What is Machine Learning?
Let's start with the beginning! Machine Learning also means Training Data Set.
To put it in simple terms, a Training Data Set is a set of data that we can use for predictive purposes and that can be processed through a Machine Learning model.
A Training Data Set is made of three data types:
- Harmful data: poor quality data that regresses the performance of the model used. If this data is rejected, then the model will be better ;
- Useful data: relatively clear data that the model can understand. It allows the model to be boosted, and to learn new things and perform better ;
- Useless data: too similar, irrelevant or not applicable data regarding the subject for which it will be used. If it is rejected, this allows both the model’s efficiency improvement and a saving of time.
Thus, Machine Learning can be defined as an Artificial Intelligence technology that allows a computer, from a database, to learn and make predictions automatically.
Alectio is the first startup that focuses on automatic data curation and data collection optimization. Jennifer Prendki and her team are dedicated to helping Machine Learning teams build more efficient models while using less data, and reducing costs and time associated with model training. Thus, Alectio will be able to predict in its own model which data is harmful, useful and useless.
Is it possible to create better predictions with less data?
Of course! And Alectio proves it on a daily basis. According to this startup, not all data is created equal. This means that not all data has the same value. Some are more useful than others, therefore their identification and their selection must be precise and relevant.
Alectio uses a semi-supervised technology called "Active Learning". It allows an active and incremental data selection in order to identify the sample that contains the biggest amount of relevant information.

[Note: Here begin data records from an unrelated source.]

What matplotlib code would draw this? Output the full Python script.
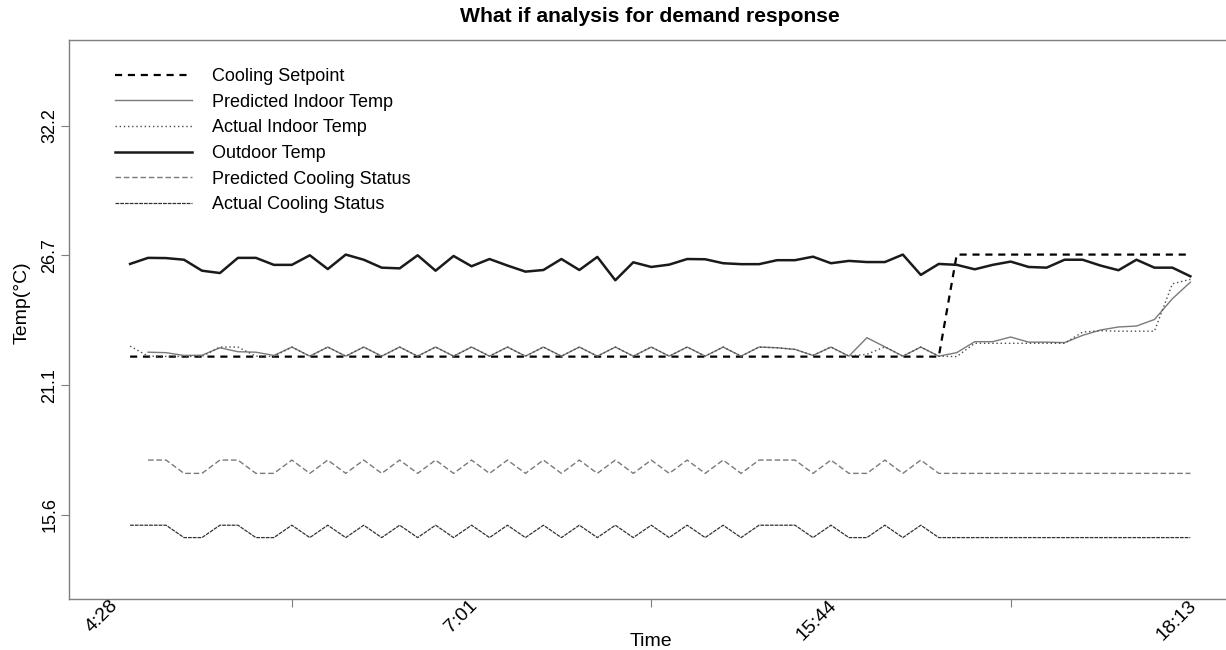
import matplotlib
matplotlib.use("Agg")
import matplotlib.pyplot as plt
import numpy as np

plt.rcParams['font.family'] = ['Liberation Sans', 'DejaVu Sans']

# ---- data (°C) ----
time_idx = list(range(1, 61))

cooling_setpoint = [22.33] * 46 + [26.70] * 14

outdoor_temp = [26.30, 26.56, 26.55, 26.48, 26.01, 25.91, 26.56, 26.56, 26.26, 26.26,
                26.67, 26.08, 26.70, 26.48, 26.14, 26.11, 26.67, 26.01, 26.64, 26.20,
                26.51, 26.23, 25.97, 26.04, 26.51, 26.04, 26.60, 25.60, 26.37, 26.17,
                26.27, 26.51, 26.50, 26.33, 26.29, 26.29, 26.46, 26.46, 26.61, 26.33,
                26.43, 26.38, 26.38, 26.70, 25.83, 26.30, 26.26, 26.07, 26.26, 26.40,
                26.17, 26.14, 26.48, 26.48, 26.23, 26.03, 26.48, 26.14, 26.14, 25.77]

predicted_indoor = [np.nan, 22.52, 22.50, 22.38, 22.39, 22.71, 22.54, 22.52, 22.38, 22.74,
                    22.35, 22.74, 22.35, 22.74, 22.35, 22.74, 22.35, 22.74, 22.35, 22.74,
                    22.35, 22.74, 22.35, 22.74, 22.35, 22.74, 22.35, 22.74, 22.35, 22.74,
                    22.35, 22.74, 22.35, 22.74, 22.35, 22.74, 22.71, 22.64, 22.38, 22.74,
                    22.35, 23.14, 22.75, 22.35, 22.74, 22.35, 22.50, 22.97, 22.97, 23.17,
                    22.95, 22.95, 22.93, 23.24, 23.47, 23.60, 23.64, 23.92, 24.81, 25.52]

actual_indoor = [22.78, 22.35, 22.34, 22.34, 22.34, 22.74, 22.74, 22.35, 22.34, 22.74,
                 22.35, 22.74, 22.35, 22.74, 22.35, 22.74, 22.35, 22.74, 22.35, 22.74,
                 22.35, 22.74, 22.35, 22.74, 22.35, 22.74, 22.35, 22.74, 22.35, 22.74,
                 22.35, 22.74, 22.35, 22.74, 22.35, 22.74, 22.71, 22.64, 22.38, 22.74,
                 22.35, 22.43, 22.75, 22.35, 22.74, 22.35, 22.33, 22.90, 22.90, 22.90,
                 22.90, 22.90, 22.90, 23.38, 23.44, 23.42, 23.42, 23.42, 25.45, 25.64]

# cooling status pattern (1 = on, 0 = off)
status = [1, 1, 1, 0, 0, 1, 1, 0, 0, 1,
          0, 1, 0, 1, 0, 1, 0, 1, 0, 1,
          0, 1, 0, 1, 0, 1, 0, 1, 0, 1,
          0, 1, 0, 1, 0, 1, 1, 1, 0, 1,
          0, 0, 1, 0, 1, 0, 0, 0, 0, 0,
          0, 0, 0, 0, 0, 0, 0, 0, 0, 0]
pred_status_levels = (17.33, 17.90)
act_status_levels = (14.58, 15.11)
predicted_status = [np.nan] + [pred_status_levels[s] for s in status[1:]]
actual_status = [act_status_levels[s] for s in status]

ytick_vals = [15.56, 21.11, 26.67, 32.22]
ytick_labels = ["15.6", "21.1", "26.7", "32.2"]
xtick_label_pos = [0, 20, 40, 60]
xtick_labels = ["4:28", "7:01", "15:44", "18:13"]
xtick_mark_pos = [10, 30, 50]

# ---- figure ----
W, H = 1226, 650
fig = plt.figure(figsize=(W / 100, H / 100), dpi=100)
left_px, right_px, top_px, bot_px = 69, 1233.5, 40, 599
ax = fig.add_axes([left_px / W, 1 - bot_px / H, (right_px - left_px) / W, (bot_px - top_px) / H])

ax.plot(time_idx, cooling_setpoint, color='black', lw=1.6, dashes=(3.2, 2.6), label='Cooling Setpoint')
ax.plot(time_idx, predicted_indoor, color='#7a7a7a', lw=1.0, label='Predicted Indoor Temp')
ax.plot(time_idx, actual_indoor, color='#4a4a4a', lw=1.0, dashes=(1, 2), label='Actual Indoor Temp')
ax.plot(time_idx, outdoor_temp, color='#1a1a1a', lw=1.8, label='Outdoor Temp')
ax.plot(time_idx, predicted_status, color='#7a7a7a', lw=1.0, dashes=(4, 2), label='Predicted Cooling Status')
ax.plot(time_idx, actual_status, color='#333333', lw=0.9, dashes=(3, 0.8), label='Actual Cooling Status')

ax.set_xlim(-2.4, 62.4)
ax.set_ylim(11.95, 35.89)

ax.spines['right'].set_visible(False)
for sp in ['left', 'bottom', 'top']:
    ax.spines[sp].set_color('#7f7f7f')
    ax.spines[sp].set_linewidth(1.0)

ax.set_yticks(ytick_vals)
ax.set_yticklabels(ytick_labels, rotation=90, va='center', fontsize=13)
ax.tick_params(axis='y', direction='out', length=6, color='#7f7f7f', pad=1.5)

ax.set_xticks(xtick_mark_pos)
ax.set_xticklabels([])
ax.tick_params(axis='x', direction='out', length=6, color='#7f7f7f')
for xp, lab in zip(xtick_label_pos, xtick_labels):
    ax.text(xp - 0.15, 0.004, lab, transform=ax.get_xaxis_transform(), rotation=45,
            ha='right', va='top', rotation_mode='anchor', fontsize=14)

ax.set_xlabel('Time', fontsize=14, labelpad=15)
fig.text(22 / W, 1 - 303 / H, 'Temp(°C)', rotation=90, ha='center', va='center', fontsize=14)
fig.text(650 / W, 1 - 17 / H, 'What if analysis for demand response', ha='center', va='center',
         fontsize=15.2, fontweight='bold')

leg = ax.legend(loc='upper left',
                bbox_to_anchor=((115 - left_px) / (right_px - left_px), 1 - (68 - top_px) / (bot_px - top_px)),
                frameon=False, fontsize=13, handlelength=4.26, handletextpad=1.1,
                labelspacing=0.48, borderpad=0, borderaxespad=0)

fig.savefig('out.png', dpi=100)
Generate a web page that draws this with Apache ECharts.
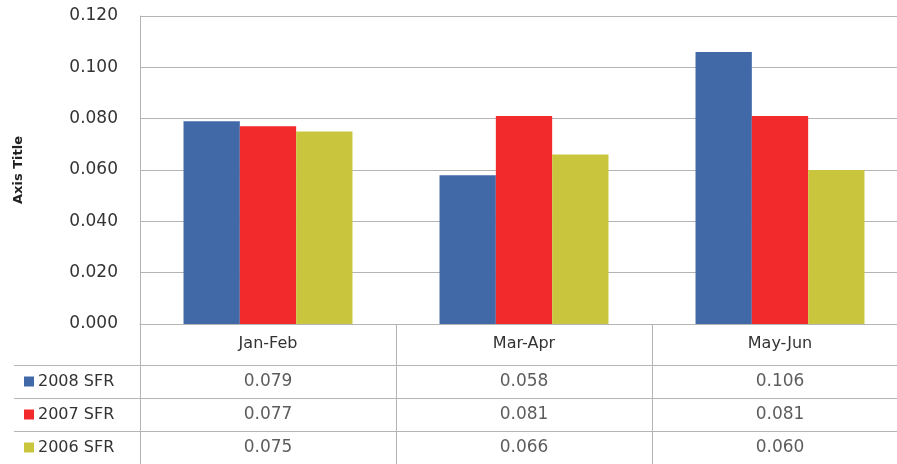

How does Active Learning work?
This model works with a loop system, which self-modifies and self-improves thanks to the collected and analyzed data. It is composed of four successive phases, which are renewed at the end of each cycle:
- SELECT: Selection of a part of the data. It is better to avoid choosing too similar data, and we call it the inquiring strategy ;
- LABEL: Data labeling by ourselves or by external actors ;
- TRAIN: Training the model with selected and labeled data ;
- INFER: Prediction made on the data that is already labeled.
If the analysts are satisfied enough with the predictions, the process can be stopped. If not, they can select another part of the collected data, add it to the data that has already been labeled and trained, and then go again through each Active Learning phase until they reach a sufficient result.
Active Learning demonstrates that a model can progressively learn from itself thanks to the data it analyzes through the whole process. This system also builds a learning curve, which represents the relationship between the model's performance and the amount of data used.
Although some companies use supervised methods, i.e. they use all the collected data without sorting it out, Active Learning is an essential method. Indeed, only 25% of the data collected is relevant and applicable. In the most extreme cases, this can go down to less than 1%!
What are the benefits and drawbacks of Active Learning?
- Saving on labeling costs ;
- More bias-proof that other supervised learning ;
- More accurate and relevant data selection.
- Longer training time due to progressive data selection ;
- Higher risk of making mistakes ;
- Higher calculation costs.
The good news is, the disadvantages can be avoided by combining Active Learning with other techniques such as Reinforcement Learning and Meta Learning. More and more research is being done in this area, promising significant progress in the coming years.